Kina are a traditional food for Māori, often eaten raw from the sea. Kina were known to develop a bitter taste during much of the year, with the blooming of the kōwhai in spring or pōhutukawa in summer indicating times when the roe was particularly palatable.

Kina shells, also known as tests, have become a symbol of coastal New Zealand. The shells have been used in crafts, such as ornaments and jewellery boxes.

===Aquaculture===
Sea urchin gonads are highly prized in some Asian and European seafood markets where demand has been increasing. In the New Zealand market, the roe can reach NZ$70 per kg. However, because E. chloroticus is not well known in Japan and has a reputation for having a bitter taste, this sea urchin is unable to reach a high price in export markets.

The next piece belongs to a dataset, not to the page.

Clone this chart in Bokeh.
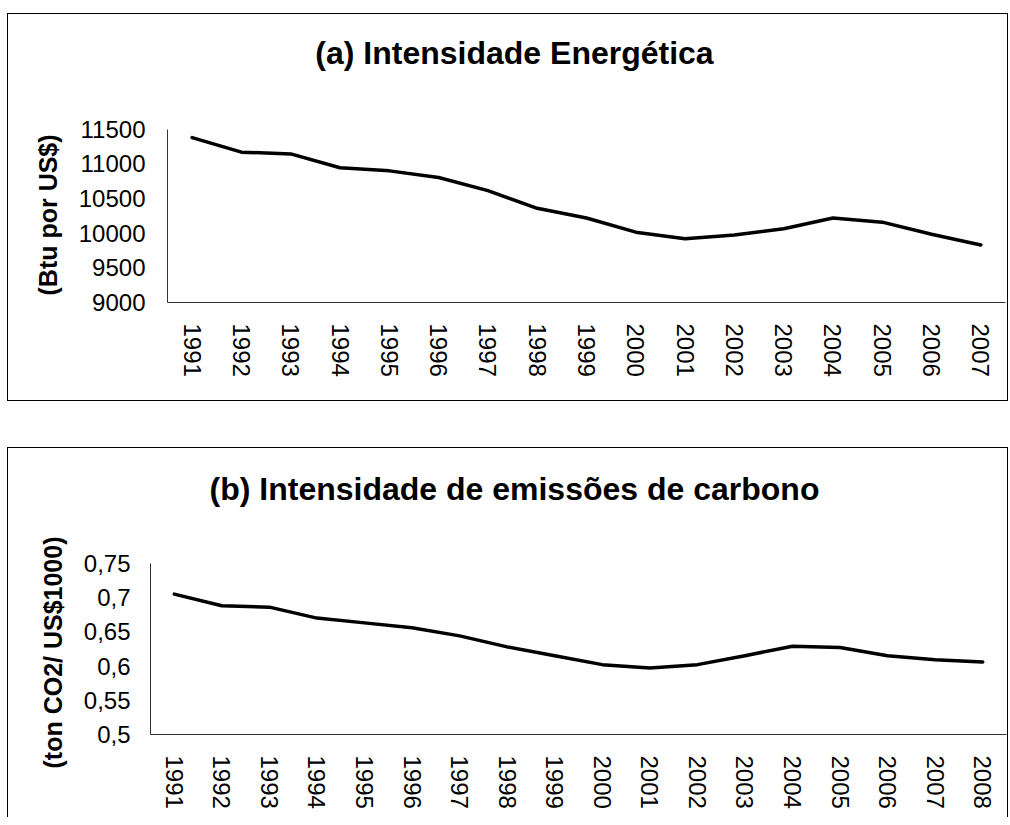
from bokeh.plotting import figure
from bokeh.models import FixedTicker, Range1d, FactorRange, Label, Title
from bokeh.embed import file_html
from bokeh.resources import INLINE

# ---- data ----
years_a = ["1991", "1992", "1993", "1994", "1995", "1996", "1997", "1998", "1999",
           "2000", "2001", "2002", "2003", "2004", "2005", "2006", "2007"]
energy_intensity = [11380, 11170, 11145, 10945, 10900, 10805, 10615, 10360, 10220,
                    10015, 9920, 9975, 10065, 10220, 10160, 9985, 9830]
yticks_a = [9000, 9500, 10000, 10500, 11000, 11500]
yticklabels_a = ["9000", "9500", "10000", "10500", "11000", "11500"]

years_b = ["1991", "1992", "1993", "1994", "1995", "1996", "1997", "1998", "1999",
           "2000", "2001", "2002", "2003", "2004", "2005", "2006", "2007", "2008"]
carbon_intensity = [0.705, 0.688, 0.686, 0.670, 0.663, 0.656, 0.644, 0.628, 0.615,
                    0.602, 0.597, 0.602, 0.615, 0.629, 0.627, 0.615, 0.609, 0.606]
yticks_b = [0.5, 0.55, 0.6, 0.65, 0.7, 0.75]
yticklabels_b = ["0,5", "0,55", "0,6", "0,65", "0,7", "0,75"]

title_a = "(a) Intensidade Energética"
title_b = "(b) Intensidade de emissões de carbono"
ylabel_a = "(Btu por US$)"
ylabel_b = "(ton CO2/ US$1000)"

FONT = "Liberation Sans"


def make_panel(cats, vals, ticks, ticklabels, title, ylabel, width, height,
               mb, axis_px, title_off, ylab_offset, tick_standoff):
    # frame spans from the top of the panel down to the x axis; the y axis line
    # itself is bounded to the tick range, leaving room for the title above it
    frame_px = height - 2 - mb[2] - mb[3]
    lo, hi = ticks[0], ticks[-1]
    y_end = lo + (hi - lo) * frame_px / axis_px
    p = figure(x_range=FactorRange(*cats), y_range=Range1d(lo, y_end),
               width=width, height=height, output_backend="svg",
               toolbar_location=None,
               min_border_left=mb[0], min_border_right=mb[1],
               min_border_top=mb[2], min_border_bottom=mb[3])
    p.line(x=cats, y=vals, line_color="black", line_width=3.5,
           line_join="round", line_cap="round")
    p.add_layout(Label(x=0, y=lo, x_offset=title_off[0], y_offset=title_off[1],
                       text=title, text_align="center", text_baseline="middle",
                       text_font=FONT, text_font_size="32px", text_font_style="bold",
                       text_color="black"))
    # vertical axis title, anchored to the bottom of the frame
    p.add_layout(Title(text=ylabel, align="left", offset=ylab_offset, standoff=27,
                       text_font=FONT, text_font_size="25px", text_font_style="bold",
                       text_color="black"), "left")
    p.outline_line_color = None
    p.background_fill_color = "white"
    p.border_fill_color = "white"
    p.xgrid.grid_line_color = None
    p.ygrid.grid_line_color = None

    for ax in (p.xaxis[0], p.yaxis[0]):
        ax.axis_line_color = "#333333"
        ax.axis_line_width = 1
        ax.major_tick_line_color = None
        ax.minor_tick_line_color = None
        ax.major_tick_out = 0
        ax.major_tick_in = 0
        ax.minor_tick_out = 0
        ax.minor_tick_in = 0
        ax.major_label_text_font = FONT
        ax.major_label_text_font_size = "24px"
        ax.major_label_text_color = "black"

    p.yaxis.bounds = (lo, hi)
    p.yaxis.ticker = FixedTicker(ticks=ticks)
    p.yaxis.major_label_overrides = {t: l for t, l in zip(ticks, ticklabels)}
    p.yaxis.major_label_standoff = tick_standoff

    p.xaxis.major_label_orientation = "vertical"
    p.xaxis.major_label_standoff = 21
    return p


pa = make_panel(years_a, energy_intensity, yticks_a, yticklabels_a, title_a, ylabel_a,
                width=1001, height=388, mb=(159, 4, 0, 100), axis_px=172,
                title_off=(347, 250), ylab_offset=7, tick_standoff=22)
pa.styles = {"border": "1px solid black", "box-sizing": "border-box"}
pa.margin = (13, 0, 0, 7)

pb = make_panel(years_b, carbon_intensity, yticks_b, yticklabels_b, title_b, ylabel_b,
                width=1001, height=370, mb=(142, 3, 0, 84), axis_px=170,
                title_off=(364, 246), ylab_offset=-34, tick_standoff=20)
pb.styles = {"border-top": "1px solid black", "border-left": "1px solid black",
             "border-right": "1px solid black", "box-sizing": "border-box"}
pb.margin = (46, 0, 0, 7)

open("out.html", "w").write(file_html([pa, pb], INLINE))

Despite the fact that E. chloroticus is not a profitable species for aquaculture, there are many studies on the complete culture of this species, especially relating to roe enhancement from fished sea urchins. There is strong interest in the production of good quality roe through roe enhancement, which could allow the export of them to markets such as Japan.

Roe enhancement for only nine weeks can give the greatest return for the lowest costs (feeding and maintenance). Also, it is more profitable to enhance sea urchins with low gonad index which are found in the North Island rather than the South Island.

The growth rate in juveniles of E. choloticus maintained in the laboratory is around 1 mm of diameter per month. Maturity in this species depends on the feed quality and availability rather than the sea urchin size. Therefore, it can reach maturity as small as 30 mm if it is fed with a prepared diet.

Artificial diets for sea urchins are well developed. However, more studies in appropriate artificial food for newly settled sea urchins are necessary as well as the design of systems for the nursery culture of post-settled sea urchins.

=== Environmental concerns ===
Many of the kina's natural predators, such as crayfish and snapper, have experienced population decline due to the effects of global warming and overfishing. This has increased kina population size all throughout New Zealand. Kina continue to multiply rapidly, even in their natural environment, caused by a lack of adequate predation. Once kina populations become out of control, kelp forest can be entirely eaten away, leaving bare rocks, also known as kina barrens. A notable example of a kina Barren is the Hauraki Gulf Marine Park, which after also experiencing overfishing, has been almost entirely stripped of other marine life.

==Toxicology==
Copper has a detrimental effect on all stages of E. choloticus. For gametes, LOEC of >15 μg/L over one hour. For the pluteus stage, LOEC of 10.4 μg/L over 4 days. For adults, LOEC of 50 μg/L over 2 weeks.